Dans tous les cas, Saad Aljabri avoue lui-même avoir déjà étroitement collaboré avec le renseignement américain.

«Saad Aljabri était un partenaire précieux des États-Unis dans la lutte contre le terrorisme. Le travail de Saad avec les États-Unis a aidé à sauver des vies américaines et saoudiennes», a déclaré au journal Middle East Eye un porte-parole du département d'État américain.

Ce nouveau développement survient quatre mois après le renouvellement du contrat de vente de véhicules blindés par le Canada à l’Arabie saoudite, une entente très controversée au pays de l’érable. Depuis sa signature en 2014, ce contrat est régulièrement critiqué dans la presse canadienne en raison de l’utilisation jugée contraire aux droits humains qu’en fait le régime saoudien.

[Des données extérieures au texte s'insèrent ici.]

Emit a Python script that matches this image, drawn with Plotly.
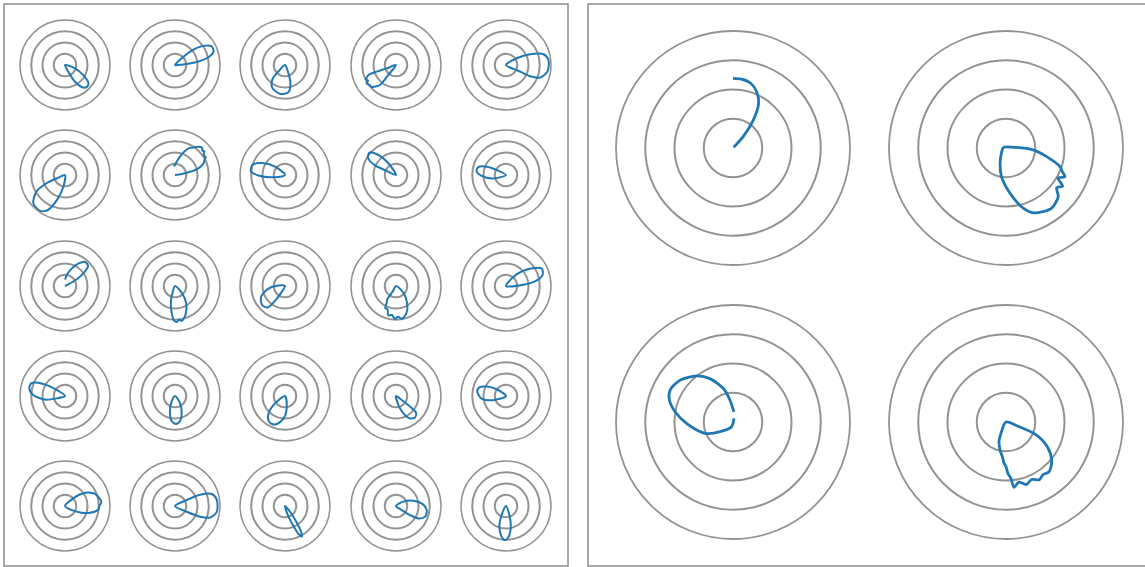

​Malgré cette entente commerciale, les accusations de Saad Aljabri surviennent à un moment où les relations entre Ottawa et Riyad se dégradent. En 2017, l’arrivée de la nouvelle ministre des Affaires étrangères, Chrystia Freeland, a changé la dynamique diplomatique entre le Canada et l’Arabie saoudite. Mme Freeland avait adopté un ton beaucoup plus ferme que son prédécesseur envers le régime saoudien, ce qui n’a guère plu à ce dernier.

Signe de son mécontentement, Riyad expulsait l’ambassadeur canadien de son territoire en août 2018. Mme Freeland n’occupe toutefois plus le poste de ministre des Affaires étrangères mais celui de Vice-première ministre et de ministre responsable des relations intergouvernementales.